### WORK TO BE COMPLETED:
Print the entries below exactly as they appear, from the first line up to and including the line with "const depthTickText = ['12', '23', '35', '47'];". Do not print any pictures.

### RECORDS FOR THIS TASK:
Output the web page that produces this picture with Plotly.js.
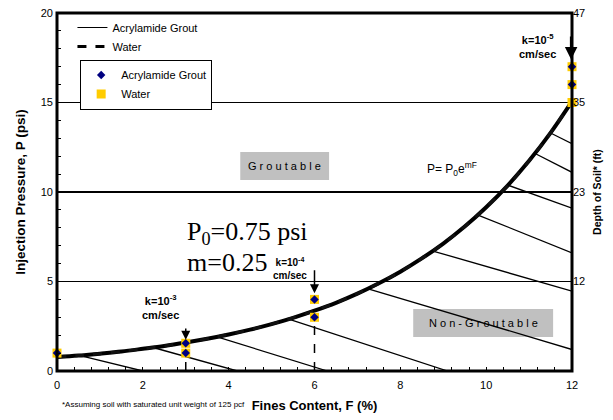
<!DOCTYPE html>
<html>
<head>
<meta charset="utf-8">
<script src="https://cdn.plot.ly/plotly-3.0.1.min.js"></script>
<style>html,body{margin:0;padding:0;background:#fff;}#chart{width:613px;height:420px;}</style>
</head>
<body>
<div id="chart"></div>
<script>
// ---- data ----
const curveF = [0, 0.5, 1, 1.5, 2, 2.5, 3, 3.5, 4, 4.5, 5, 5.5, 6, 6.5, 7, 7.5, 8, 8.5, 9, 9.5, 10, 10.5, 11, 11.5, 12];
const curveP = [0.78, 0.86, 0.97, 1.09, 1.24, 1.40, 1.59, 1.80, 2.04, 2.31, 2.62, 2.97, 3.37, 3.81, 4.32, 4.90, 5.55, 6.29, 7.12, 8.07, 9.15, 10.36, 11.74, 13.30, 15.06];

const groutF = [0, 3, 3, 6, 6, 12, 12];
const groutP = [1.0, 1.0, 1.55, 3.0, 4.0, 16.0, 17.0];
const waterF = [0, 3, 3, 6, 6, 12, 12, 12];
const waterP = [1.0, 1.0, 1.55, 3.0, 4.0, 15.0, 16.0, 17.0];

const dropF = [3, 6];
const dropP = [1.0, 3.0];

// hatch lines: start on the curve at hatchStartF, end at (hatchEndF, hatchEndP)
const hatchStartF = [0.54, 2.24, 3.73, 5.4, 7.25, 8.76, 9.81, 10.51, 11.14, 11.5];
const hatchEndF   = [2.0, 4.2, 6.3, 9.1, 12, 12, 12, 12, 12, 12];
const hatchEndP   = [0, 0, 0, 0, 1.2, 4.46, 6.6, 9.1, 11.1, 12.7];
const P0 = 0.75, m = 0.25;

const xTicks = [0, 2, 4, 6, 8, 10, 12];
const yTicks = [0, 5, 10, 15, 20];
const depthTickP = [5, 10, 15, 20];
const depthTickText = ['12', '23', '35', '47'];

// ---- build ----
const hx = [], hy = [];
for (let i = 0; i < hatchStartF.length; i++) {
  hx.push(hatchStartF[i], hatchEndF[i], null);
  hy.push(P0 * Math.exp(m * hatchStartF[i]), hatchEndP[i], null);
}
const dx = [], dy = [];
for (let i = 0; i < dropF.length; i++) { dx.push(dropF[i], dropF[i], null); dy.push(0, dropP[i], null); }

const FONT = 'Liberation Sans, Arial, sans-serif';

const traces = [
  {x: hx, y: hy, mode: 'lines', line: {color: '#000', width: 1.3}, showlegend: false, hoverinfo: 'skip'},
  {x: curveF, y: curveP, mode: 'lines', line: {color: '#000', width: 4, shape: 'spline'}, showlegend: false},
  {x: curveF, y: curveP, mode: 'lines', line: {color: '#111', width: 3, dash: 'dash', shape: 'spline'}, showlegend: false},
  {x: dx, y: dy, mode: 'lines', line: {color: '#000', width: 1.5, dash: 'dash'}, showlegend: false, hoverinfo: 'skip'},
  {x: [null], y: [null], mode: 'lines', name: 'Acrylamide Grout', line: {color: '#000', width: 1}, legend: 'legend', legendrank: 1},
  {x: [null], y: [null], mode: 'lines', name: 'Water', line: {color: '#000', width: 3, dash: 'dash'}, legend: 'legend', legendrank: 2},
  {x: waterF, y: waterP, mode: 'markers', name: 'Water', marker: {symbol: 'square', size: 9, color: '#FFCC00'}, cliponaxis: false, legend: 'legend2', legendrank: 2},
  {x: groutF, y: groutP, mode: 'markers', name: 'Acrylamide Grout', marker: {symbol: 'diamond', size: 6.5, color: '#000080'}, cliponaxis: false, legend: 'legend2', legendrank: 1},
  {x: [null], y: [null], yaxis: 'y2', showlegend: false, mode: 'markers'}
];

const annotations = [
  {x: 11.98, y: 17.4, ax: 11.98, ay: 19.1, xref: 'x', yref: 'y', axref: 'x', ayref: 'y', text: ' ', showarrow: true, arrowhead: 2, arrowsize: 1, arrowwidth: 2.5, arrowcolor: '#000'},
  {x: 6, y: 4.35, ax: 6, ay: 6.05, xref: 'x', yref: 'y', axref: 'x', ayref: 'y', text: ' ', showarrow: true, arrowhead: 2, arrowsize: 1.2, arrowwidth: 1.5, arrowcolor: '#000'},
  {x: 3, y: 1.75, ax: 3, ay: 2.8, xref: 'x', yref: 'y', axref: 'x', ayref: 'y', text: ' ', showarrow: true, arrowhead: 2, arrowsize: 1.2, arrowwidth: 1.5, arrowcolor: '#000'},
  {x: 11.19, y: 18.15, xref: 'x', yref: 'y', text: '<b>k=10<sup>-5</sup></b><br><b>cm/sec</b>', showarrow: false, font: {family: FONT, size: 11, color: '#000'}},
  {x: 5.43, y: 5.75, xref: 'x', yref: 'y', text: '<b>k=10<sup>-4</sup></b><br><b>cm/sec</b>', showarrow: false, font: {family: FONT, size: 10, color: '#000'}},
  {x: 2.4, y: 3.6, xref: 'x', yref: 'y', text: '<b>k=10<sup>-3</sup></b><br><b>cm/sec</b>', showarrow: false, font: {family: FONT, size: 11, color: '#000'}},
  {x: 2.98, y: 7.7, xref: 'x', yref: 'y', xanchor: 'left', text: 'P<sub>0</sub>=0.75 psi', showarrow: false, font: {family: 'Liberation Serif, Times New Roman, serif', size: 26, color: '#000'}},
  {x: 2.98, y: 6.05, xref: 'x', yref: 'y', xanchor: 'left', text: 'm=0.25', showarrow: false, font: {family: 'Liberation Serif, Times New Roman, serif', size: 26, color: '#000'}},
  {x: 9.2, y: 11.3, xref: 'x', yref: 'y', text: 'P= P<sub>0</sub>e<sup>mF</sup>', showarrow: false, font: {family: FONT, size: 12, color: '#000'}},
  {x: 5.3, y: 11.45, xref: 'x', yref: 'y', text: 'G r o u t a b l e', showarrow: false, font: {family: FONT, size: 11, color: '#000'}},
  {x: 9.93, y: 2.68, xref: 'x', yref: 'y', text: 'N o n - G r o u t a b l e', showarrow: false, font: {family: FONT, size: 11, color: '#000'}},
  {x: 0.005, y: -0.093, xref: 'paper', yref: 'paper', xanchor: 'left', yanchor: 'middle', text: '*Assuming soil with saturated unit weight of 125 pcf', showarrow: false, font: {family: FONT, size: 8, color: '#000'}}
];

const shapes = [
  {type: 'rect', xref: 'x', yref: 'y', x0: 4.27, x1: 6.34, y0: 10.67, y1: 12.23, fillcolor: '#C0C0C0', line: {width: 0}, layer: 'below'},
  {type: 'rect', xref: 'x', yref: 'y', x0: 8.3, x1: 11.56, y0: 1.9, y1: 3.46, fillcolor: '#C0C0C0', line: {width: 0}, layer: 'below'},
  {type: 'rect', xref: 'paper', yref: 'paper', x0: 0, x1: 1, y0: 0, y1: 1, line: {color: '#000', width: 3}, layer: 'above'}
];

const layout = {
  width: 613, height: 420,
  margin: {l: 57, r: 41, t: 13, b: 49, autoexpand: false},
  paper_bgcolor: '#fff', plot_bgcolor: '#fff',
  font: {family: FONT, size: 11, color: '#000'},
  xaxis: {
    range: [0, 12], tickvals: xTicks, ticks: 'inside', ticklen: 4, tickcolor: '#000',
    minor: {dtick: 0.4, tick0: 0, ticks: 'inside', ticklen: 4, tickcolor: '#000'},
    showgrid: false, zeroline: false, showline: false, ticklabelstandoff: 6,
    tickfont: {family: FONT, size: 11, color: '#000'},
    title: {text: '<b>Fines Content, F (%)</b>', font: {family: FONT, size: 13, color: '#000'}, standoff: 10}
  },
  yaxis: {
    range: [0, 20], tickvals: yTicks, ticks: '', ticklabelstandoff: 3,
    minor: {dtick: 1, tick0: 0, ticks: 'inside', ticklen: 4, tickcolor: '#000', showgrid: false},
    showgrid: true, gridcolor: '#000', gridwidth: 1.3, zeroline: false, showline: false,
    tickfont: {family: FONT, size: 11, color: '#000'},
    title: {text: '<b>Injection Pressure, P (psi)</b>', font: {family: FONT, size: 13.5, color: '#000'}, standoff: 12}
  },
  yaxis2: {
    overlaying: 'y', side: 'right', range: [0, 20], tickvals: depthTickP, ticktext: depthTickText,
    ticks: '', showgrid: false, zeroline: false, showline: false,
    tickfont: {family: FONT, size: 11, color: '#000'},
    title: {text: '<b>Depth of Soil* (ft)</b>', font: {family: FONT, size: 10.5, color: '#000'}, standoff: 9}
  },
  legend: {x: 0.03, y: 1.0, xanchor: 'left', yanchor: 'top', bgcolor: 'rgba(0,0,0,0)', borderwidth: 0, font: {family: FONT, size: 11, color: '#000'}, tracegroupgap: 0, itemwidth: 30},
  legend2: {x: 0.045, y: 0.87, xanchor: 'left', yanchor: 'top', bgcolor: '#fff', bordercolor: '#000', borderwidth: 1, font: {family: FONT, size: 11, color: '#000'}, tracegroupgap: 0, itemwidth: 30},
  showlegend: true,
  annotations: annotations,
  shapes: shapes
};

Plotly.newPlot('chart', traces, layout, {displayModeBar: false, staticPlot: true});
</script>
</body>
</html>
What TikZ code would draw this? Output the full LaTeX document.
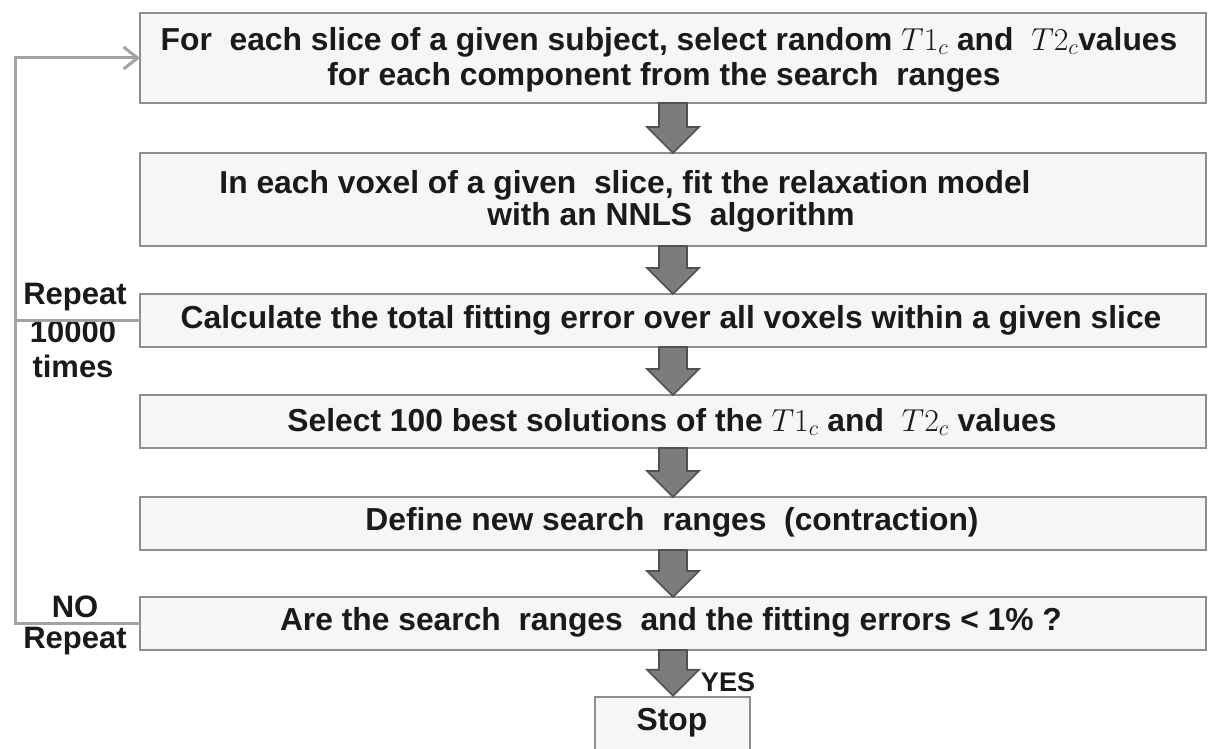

### COMPLETED EXERCISE:
Output the web page that produces this picture with Plotly.js.
<!DOCTYPE html>
<html>
<head>
<meta charset="utf-8">
<script src="https://cdn.plot.ly/plotly-3.0.1.min.js"></script>
<style>html,body{margin:0;padding:0;background:#fff;}#chart{width:613px;height:420px;}</style>
</head>
<body>
<div id="chart"></div>
<script>
// ---- data ----
const curveF = [0, 0.5, 1, 1.5, 2, 2.5, 3, 3.5, 4, 4.5, 5, 5.5, 6, 6.5, 7, 7.5, 8, 8.5, 9, 9.5, 10, 10.5, 11, 11.5, 12];
const curveP = [0.78, 0.86, 0.97, 1.09, 1.24, 1.40, 1.59, 1.80, 2.04, 2.31, 2.62, 2.97, 3.37, 3.81, 4.32, 4.90, 5.55, 6.29, 7.12, 8.07, 9.15, 10.36, 11.74, 13.30, 15.06];

const groutF = [0, 3, 3, 6, 6, 12, 12];
const groutP = [1.0, 1.0, 1.55, 3.0, 4.0, 16.0, 17.0];
const waterF = [0, 3, 3, 6, 6, 12, 12, 12];
const waterP = [1.0, 1.0, 1.55, 3.0, 4.0, 15.0, 16.0, 17.0];

const dropF = [3, 6];
const dropP = [1.0, 3.0];

// hatch lines: start on the curve at hatchStartF, end at (hatchEndF, hatchEndP)
const hatchStartF = [0.54, 2.24, 3.73, 5.4, 7.25, 8.76, 9.81, 10.51, 11.14, 11.5];
const hatchEndF   = [2.0, 4.2, 6.3, 9.1, 12, 12, 12, 12, 12, 12];
const hatchEndP   = [0, 0, 0, 0, 1.2, 4.46, 6.6, 9.1, 11.1, 12.7];
const P0 = 0.75, m = 0.25;

const xTicks = [0, 2, 4, 6, 8, 10, 12];
const yTicks = [0, 5, 10, 15, 20];
const depthTickP = [5, 10, 15, 20];
const depthTickText = ['12', '23', '35', '47'];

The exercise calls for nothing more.